■ Problem description ■
Starting at the top of the listing, extract every line up to and including the one with "fig = go.Figure()". Pictures stay out of the copy.

■ Data entries ■
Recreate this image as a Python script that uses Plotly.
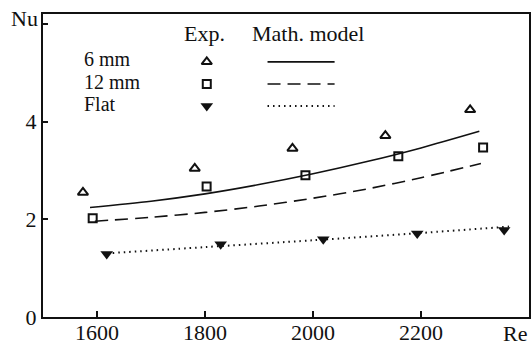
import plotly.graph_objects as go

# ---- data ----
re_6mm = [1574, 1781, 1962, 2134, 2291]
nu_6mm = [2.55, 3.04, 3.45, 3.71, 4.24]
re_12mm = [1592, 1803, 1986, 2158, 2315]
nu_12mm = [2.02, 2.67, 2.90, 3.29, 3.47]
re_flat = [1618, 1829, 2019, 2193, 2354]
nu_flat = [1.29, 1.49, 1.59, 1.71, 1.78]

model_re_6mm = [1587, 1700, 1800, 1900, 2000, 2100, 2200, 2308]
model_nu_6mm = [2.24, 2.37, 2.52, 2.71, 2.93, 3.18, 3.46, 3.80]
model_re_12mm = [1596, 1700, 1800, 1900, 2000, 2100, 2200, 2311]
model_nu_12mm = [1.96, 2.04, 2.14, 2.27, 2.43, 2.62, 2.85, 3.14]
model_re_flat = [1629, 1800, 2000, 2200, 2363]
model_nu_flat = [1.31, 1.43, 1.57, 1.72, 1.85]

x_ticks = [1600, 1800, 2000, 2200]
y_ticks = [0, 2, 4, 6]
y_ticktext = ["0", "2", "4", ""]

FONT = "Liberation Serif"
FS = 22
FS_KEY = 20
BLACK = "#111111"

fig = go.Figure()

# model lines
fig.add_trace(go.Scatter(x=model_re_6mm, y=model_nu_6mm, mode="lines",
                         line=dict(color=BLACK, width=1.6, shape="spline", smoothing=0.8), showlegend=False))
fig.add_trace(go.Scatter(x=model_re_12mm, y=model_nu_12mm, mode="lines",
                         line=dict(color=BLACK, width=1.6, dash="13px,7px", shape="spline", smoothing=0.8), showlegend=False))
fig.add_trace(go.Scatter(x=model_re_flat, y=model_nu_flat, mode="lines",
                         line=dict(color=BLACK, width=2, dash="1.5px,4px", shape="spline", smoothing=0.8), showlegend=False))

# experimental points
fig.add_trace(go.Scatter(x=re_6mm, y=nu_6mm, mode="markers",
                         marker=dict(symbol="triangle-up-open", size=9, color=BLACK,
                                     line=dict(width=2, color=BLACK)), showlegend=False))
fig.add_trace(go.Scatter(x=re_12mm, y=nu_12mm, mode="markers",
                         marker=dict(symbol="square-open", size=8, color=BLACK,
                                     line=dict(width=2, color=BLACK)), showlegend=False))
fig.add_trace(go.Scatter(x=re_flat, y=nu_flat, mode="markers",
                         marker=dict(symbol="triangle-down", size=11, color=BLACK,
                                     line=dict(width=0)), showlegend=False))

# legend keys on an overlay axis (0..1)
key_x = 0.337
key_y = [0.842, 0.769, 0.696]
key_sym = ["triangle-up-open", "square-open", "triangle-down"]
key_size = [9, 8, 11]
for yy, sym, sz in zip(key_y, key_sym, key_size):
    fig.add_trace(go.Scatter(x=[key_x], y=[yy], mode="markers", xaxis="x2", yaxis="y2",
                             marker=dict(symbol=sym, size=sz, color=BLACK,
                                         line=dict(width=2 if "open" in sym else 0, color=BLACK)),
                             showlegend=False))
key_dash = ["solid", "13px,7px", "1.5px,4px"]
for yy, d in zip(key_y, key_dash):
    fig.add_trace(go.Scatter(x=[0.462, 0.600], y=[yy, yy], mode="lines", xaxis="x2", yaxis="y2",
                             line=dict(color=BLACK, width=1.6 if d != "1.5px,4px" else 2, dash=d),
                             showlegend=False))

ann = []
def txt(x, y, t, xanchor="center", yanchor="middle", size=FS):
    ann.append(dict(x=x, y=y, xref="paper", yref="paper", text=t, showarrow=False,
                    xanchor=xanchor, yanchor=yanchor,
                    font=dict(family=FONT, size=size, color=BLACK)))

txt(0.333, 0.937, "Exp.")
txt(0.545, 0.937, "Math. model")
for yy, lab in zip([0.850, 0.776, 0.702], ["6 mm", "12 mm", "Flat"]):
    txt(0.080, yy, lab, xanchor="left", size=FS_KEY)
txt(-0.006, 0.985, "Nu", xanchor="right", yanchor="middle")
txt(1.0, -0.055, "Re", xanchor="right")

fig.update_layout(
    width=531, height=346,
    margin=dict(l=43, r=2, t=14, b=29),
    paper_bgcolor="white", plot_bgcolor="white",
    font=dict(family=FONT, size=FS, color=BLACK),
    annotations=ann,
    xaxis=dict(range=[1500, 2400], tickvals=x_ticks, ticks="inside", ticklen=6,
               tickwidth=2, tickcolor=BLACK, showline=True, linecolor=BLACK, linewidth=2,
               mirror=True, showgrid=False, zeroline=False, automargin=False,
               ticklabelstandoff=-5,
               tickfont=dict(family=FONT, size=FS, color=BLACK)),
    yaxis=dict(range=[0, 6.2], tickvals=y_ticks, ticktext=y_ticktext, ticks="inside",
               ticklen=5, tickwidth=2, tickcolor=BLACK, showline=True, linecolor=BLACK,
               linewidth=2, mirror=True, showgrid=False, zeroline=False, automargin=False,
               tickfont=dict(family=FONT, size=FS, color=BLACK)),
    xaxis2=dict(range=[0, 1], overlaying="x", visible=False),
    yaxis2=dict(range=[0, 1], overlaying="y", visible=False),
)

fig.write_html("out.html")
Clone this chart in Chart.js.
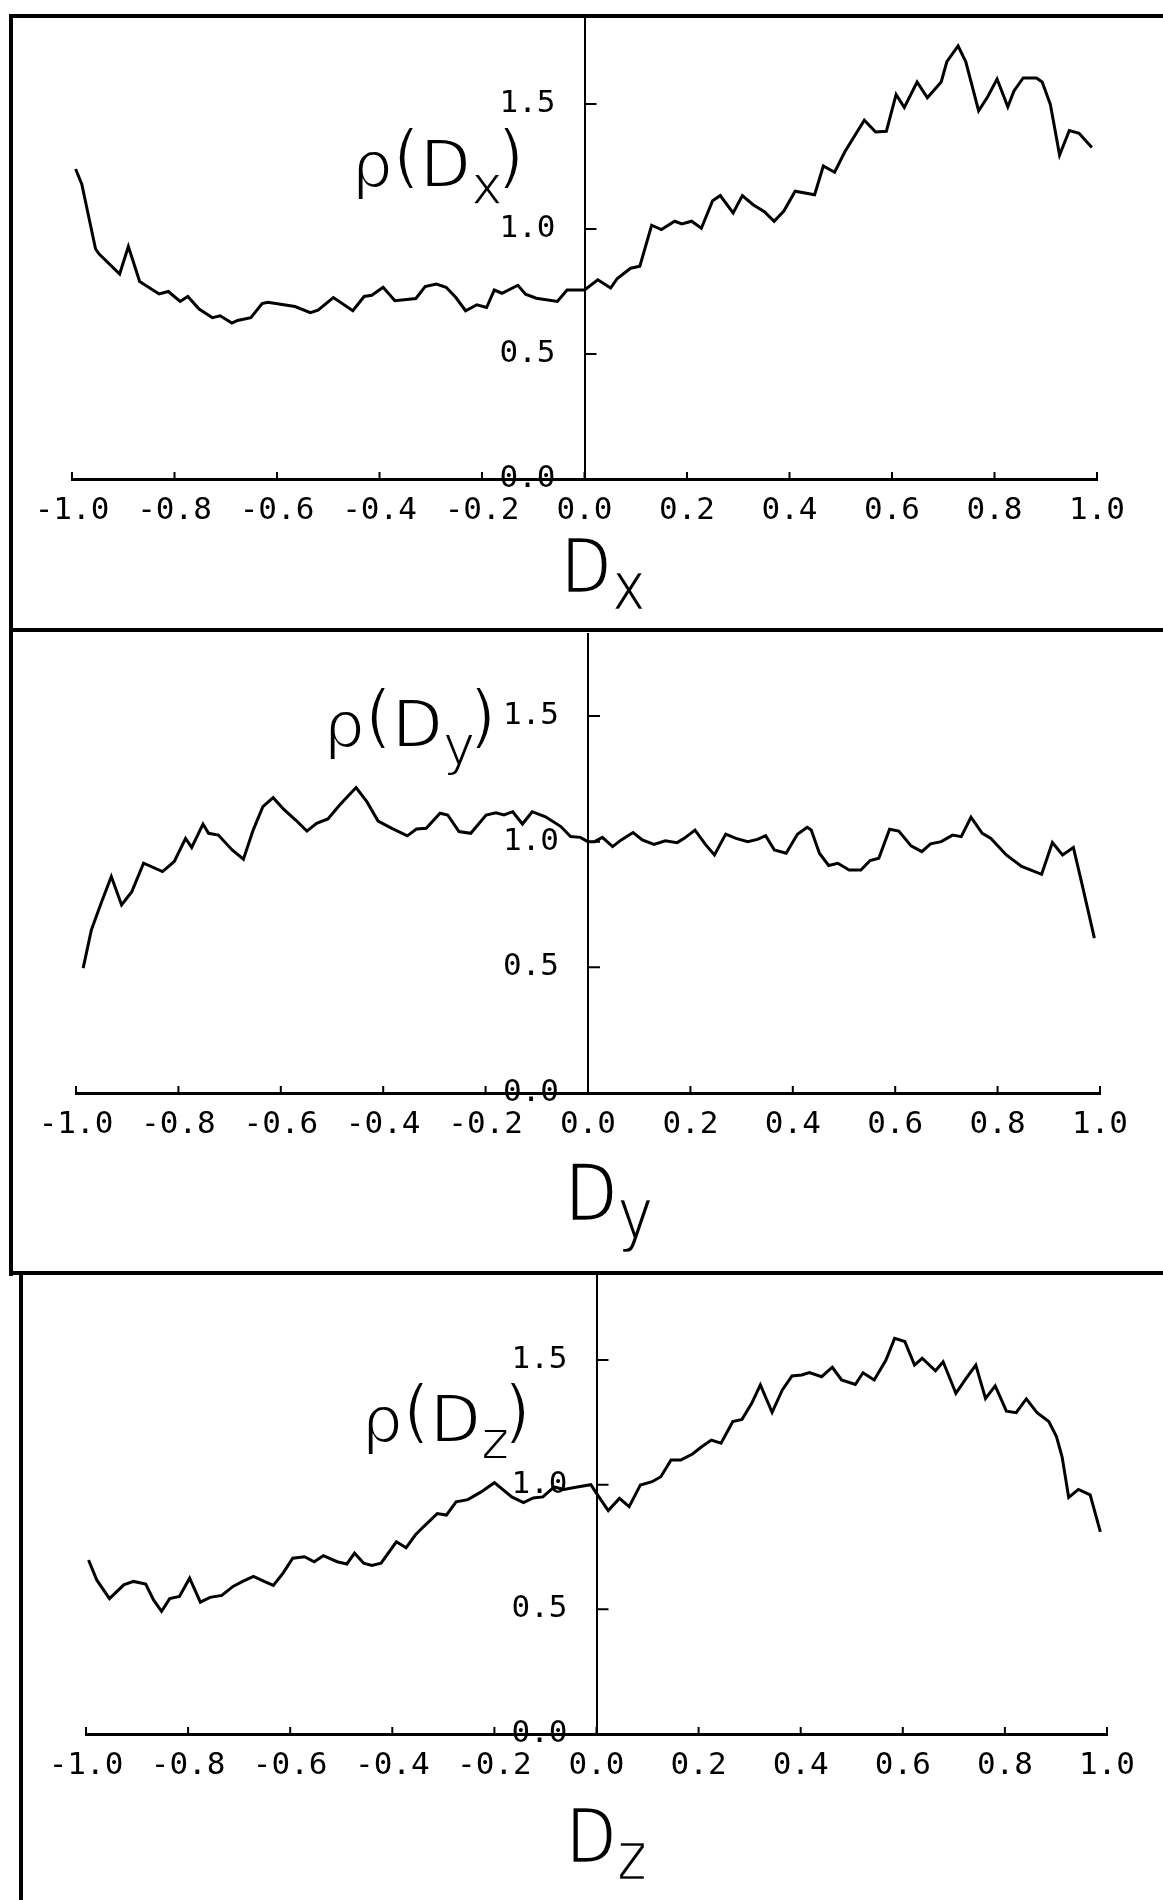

■ Solution to the problem ■
Recreate this image as a Python script that uses Plotly.
import plotly.graph_objects as go

# ---- data ----
re_6mm = [1574, 1781, 1962, 2134, 2291]
nu_6mm = [2.55, 3.04, 3.45, 3.71, 4.24]
re_12mm = [1592, 1803, 1986, 2158, 2315]
nu_12mm = [2.02, 2.67, 2.90, 3.29, 3.47]
re_flat = [1618, 1829, 2019, 2193, 2354]
nu_flat = [1.29, 1.49, 1.59, 1.71, 1.78]

model_re_6mm = [1587, 1700, 1800, 1900, 2000, 2100, 2200, 2308]
model_nu_6mm = [2.24, 2.37, 2.52, 2.71, 2.93, 3.18, 3.46, 3.80]
model_re_12mm = [1596, 1700, 1800, 1900, 2000, 2100, 2200, 2311]
model_nu_12mm = [1.96, 2.04, 2.14, 2.27, 2.43, 2.62, 2.85, 3.14]
model_re_flat = [1629, 1800, 2000, 2200, 2363]
model_nu_flat = [1.31, 1.43, 1.57, 1.72, 1.85]

x_ticks = [1600, 1800, 2000, 2200]
y_ticks = [0, 2, 4, 6]
y_ticktext = ["0", "2", "4", ""]

FONT = "Liberation Serif"
FS = 22
FS_KEY = 20
BLACK = "#111111"

fig = go.Figure()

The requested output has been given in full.